Como somos forofos, disculpamos al presidente del Barcelona cuando dice que lo de los árbitros “es un tema de Madrid”, y que “en Cataluña nadie habla de eso”

Y aunque tenemos los mimbres institucionales adecuados, aun hoy cuesta en nuestro país reconocer la importancia de esta neutralidad institucional en la aplicación de las normas. Todavía se disculpa al alcalde corrupto que, aunque se ha llenado los bolsillos de dinero B, ha construido, con sobreprecio, un polideportivo del que disfruta el pueblo; o se admite el nombramiento de amiguetes para cargos en instituciones que deberían ser neutrales porque son de nuestro partido y así “entra la democracia en todas las instituciones”; o, como somos forofos, disculpamos al presidente del Barcelona cuando dice que lo de los árbitros “es un tema de Madrid”, y que “en Cataluña nadie habla de eso”, mezclando ominosamente la emocionalidad del forofismo con la del nacionalismo. “Para quien es guiado por el sentimiento, la solución a cualquier cuestión es fácil”, decía Fernando Pessoa; y si el sentimiento coincide con el interés, la alianza es casi invencible. Y lo malo es que da la impresión de que en los últimos tiempos la emocionalidad y el interés van para arriba y la racionalidad para abajo.

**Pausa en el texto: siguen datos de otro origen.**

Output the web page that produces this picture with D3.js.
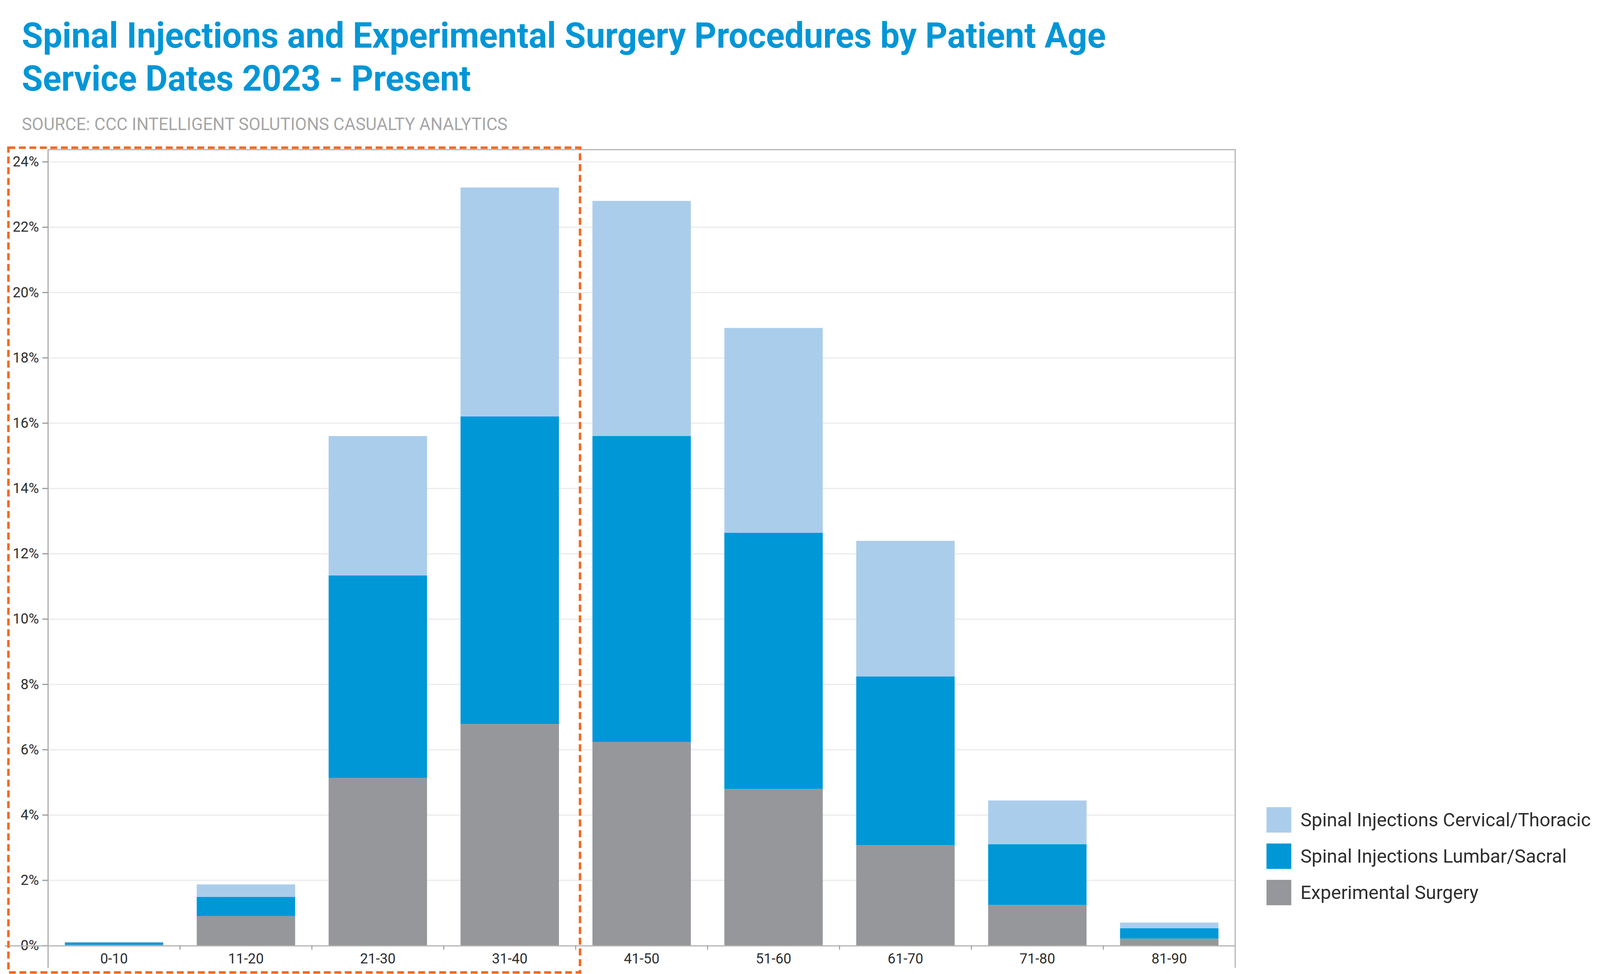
<!DOCTYPE html>
<html>
<head>
<meta charset="utf-8">
<script src="https://cdn.jsdelivr.net/npm/d3@7/dist/d3.min.js"></script>
<style>
  html, body { margin: 0; padding: 0; background: #ffffff; overflow: hidden; width: 100%; height: 100%; }
  svg { display: block; position: absolute; left: 0; top: 0; width: 100%; height: 100%; }
  text { font-family: Roboto, "Noto Sans", "DejaVu Sans", sans-serif; }
</style>
</head>
<body>
<svg id="chart" viewBox="0 0 4193 2493" preserveAspectRatio="none"></svg>
<script>
// ---- Data (percent of procedures) ----
const categories = ["0-10", "11-20", "21-30", "31-40", "41-50", "51-60", "61-70", "71-80", "81-90"];
const seriesNames = ["Experimental Surgery", "Spinal Injections Lumbar/Sacral", "Spinal Injections Cervical/Thoracic"];
const experimentalSurgery = [0.02, 0.90, 5.13, 6.78, 6.23, 4.79, 3.07, 1.24, 0.21];
const lumbarSacral        = [0.07, 0.59, 6.20, 9.42, 9.37, 7.85, 5.17, 1.86, 0.32];
const cervicalThoracic    = [0.02, 0.38, 4.27, 7.01, 7.20, 6.27, 4.15, 1.34, 0.17];
const yTickValues = [0, 2, 4, 6, 8, 10, 12, 14, 16, 18, 20, 22, 24];
const legendOrder = ["Spinal Injections Cervical/Thoracic", "Spinal Injections Lumbar/Sacral", "Experimental Surgery"];

const titleLines = ["Spinal Injections and Experimental Surgery Procedures by Patient Age", "Service Dates 2023 - Present"];
const sourceText = "SOURCE: CCC INTELLIGENT SOLUTIONS CASUALTY ANALYTICS";

// ---- Styles ----
const colors = {
  "Experimental Surgery": "#96979b",
  "Spinal Injections Lumbar/Sacral": "#0097d7",
  "Spinal Injections Cervical/Thoracic": "#abcdec"
};
const titleColor = "#0096d6";

const svg = d3.select("#chart");

// ---- Layout ----
const plot = { left: 126, right: 3237, top: 383, bottom: 2420 };

const table = categories.map((c, i) => ({
  category: c,
  "Experimental Surgery": experimentalSurgery[i],
  "Spinal Injections Lumbar/Sacral": lumbarSacral[i],
  "Spinal Injections Cervical/Thoracic": cervicalThoracic[i]
}));
const stacked = d3.stack().keys(seriesNames)(table);

const x = d3.scaleBand()
  .domain(categories)
  .range([plot.left, plot.right])
  .paddingInner(0.254)
  .paddingOuter(0.127);

const y = d3.scaleLinear()
  .domain([0, 24.37])
  .range([plot.bottom, plot.top]);

// ---- Titles ----
function fitText(sel, width) {
  sel.each(function () {
    this.setAttribute("textLength", width);
    this.setAttribute("lengthAdjust", "spacingAndGlyphs");
  });
}
svg.append("text")
  .attr("x", 57).attr("y", 122)
  .attr("fill", titleColor).attr("font-size", 91).attr("font-weight", 700)
  .text(titleLines[0]).call(fitText, 2841);
svg.append("text")
  .attr("x", 57).attr("y", 232)
  .attr("fill", titleColor).attr("font-size", 91).attr("font-weight", 700)
  .text(titleLines[1]).call(fitText, 1177);
svg.append("text")
  .attr("x", 57).attr("y", 333)
  .attr("fill", "#a6a6a6").attr("font-size", 44)
  .text(sourceText).call(fitText, 1273);

// ---- Gridlines ----
svg.append("g")
  .attr("transform", `translate(${plot.left},0)`)
  .call(d3.axisLeft(y).tickValues(yTickValues.filter(v => v > 0)).tickSize(-(plot.right - plot.left)).tickFormat(""))
  .call(g => g.select(".domain").remove())
  .call(g => g.selectAll("line").attr("stroke", "#ebebeb").attr("stroke-width", 3));

// ---- Frame (top & right) ----
svg.append("line")
  .attr("x1", plot.left).attr("x2", plot.right + 1.5)
  .attr("y1", plot.top).attr("y2", plot.top)
  .attr("stroke", "#b3b3b3").attr("stroke-width", 3);
svg.append("line")
  .attr("x1", plot.right).attr("x2", plot.right)
  .attr("y1", plot.top).attr("y2", 2477)
  .attr("stroke", "#b3b3b3").attr("stroke-width", 3);

// ---- Bars ----
svg.append("g")
  .selectAll("g")
  .data(stacked)
  .join("g")
  .attr("fill", d => colors[d.key])
  .selectAll("rect")
  .data(d => d)
  .join("rect")
  .attr("x", d => x(d.data.category))
  .attr("width", x.bandwidth())
  .attr("y", d => y(d[1]))
  .attr("height", d => y(d[0]) - y(d[1]));

// ---- Y axis ----
svg.append("g")
  .attr("transform", `translate(${plot.left},0)`)
  .call(d3.axisLeft(y).tickValues(yTickValues).tickSize(15).tickPadding(9).tickFormat(d => d + "%"))
  .call(g => g.select(".domain").remove())
  .call(g => g.selectAll("line").attr("stroke", "#9a9a9a").attr("stroke-width", 3))
  .call(g => g.selectAll("text").attr("fill", "#2e2e2e").attr("font-size", 37)
    .attr("font-family", "Roboto, 'Noto Sans', sans-serif"));
svg.append("line")
  .attr("x1", plot.left).attr("x2", plot.left)
  .attr("y1", plot.top).attr("y2", 2477)
  .attr("stroke", "#a8a8a8").attr("stroke-width", 3);

// ---- X axis ----
svg.append("g")
  .attr("transform", `translate(0,${plot.bottom})`)
  .call(d3.axisBottom(x).tickSize(0).tickPadding(20))
  .call(g => g.select(".domain").remove())
  .call(g => g.selectAll("text").attr("fill", "#2e2e2e").attr("font-size", 37)
    .attr("font-family", "Roboto, 'Noto Sans', sans-serif"));
svg.append("line")
  .attr("x1", 12).attr("x2", plot.right)
  .attr("y1", plot.bottom + 1).attr("y2", plot.bottom + 1)
  .attr("stroke", "#b3b3b3").attr("stroke-width", 3);
const gap = (x.step() - x.bandwidth()) / 2;
svg.append("g")
  .selectAll("line")
  .data(categories.slice(1))
  .join("line")
  .attr("x1", d => x(d) - gap).attr("x2", d => x(d) - gap)
  .attr("y1", plot.bottom).attr("y2", plot.bottom + 11)
  .attr("stroke", "#9a9a9a").attr("stroke-width", 2.5);

// ---- Legend ----
const legend = svg.append("g").attr("transform", "translate(3319,2066)");
const items = legend.selectAll("g")
  .data(legendOrder)
  .join("g")
  .attr("transform", (d, i) => `translate(0,${i * 93})`);
items.append("rect")
  .attr("width", 65).attr("height", 65)
  .attr("fill", d => colors[d]);
const ltexts = items.append("text")
  .attr("x", 89).attr("y", 49)
  .attr("fill", "#2e2e2e").attr("font-size", 49)
  .text(d => d);
// compress legend text consistently to match reference width
const naturalLens = ltexts.nodes().map(n => n.getComputedTextLength());
const ratio = 761 / naturalLens[0];
ltexts.each(function (d, i) {
  this.setAttribute("textLength", naturalLens[i] * ratio);
  this.setAttribute("lengthAdjust", "spacingAndGlyphs");
});

// ---- Orange dashed highlight box ----
svg.append("rect")
  .attr("x", 22).attr("y", 378)
  .attr("width", 1520 - 22).attr("height", 2489 - 378)
  .attr("fill", "none")
  .attr("stroke", "#f26a21").attr("stroke-width", 6.5)
  .attr("stroke-dasharray", "18 9.5");
</script>
</body>
</html>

No seremos un país moderno en tanto no nos escandalicemos sonoramente de las prácticas clientelares de los nuestros; porque hacerlo de las de los contrarios es en sí misma una práctica clientelar, en la que consentimos lo malo a cambio de una magra descarga de dopamina. Claro que ello exige el esfuerzo de ir contra nuestros instintos más básicos. Pero es que en eso consiste la civilización, eso es verdaderamente “lo público”: que las normas sean iguales para todos, que sepamos elegir al más competente sin olvidar al más necesitado, que no triunfe el que está más cerca del poder, el que tiene más poder o el que paga al poder. Sólo así un país crece y avanza.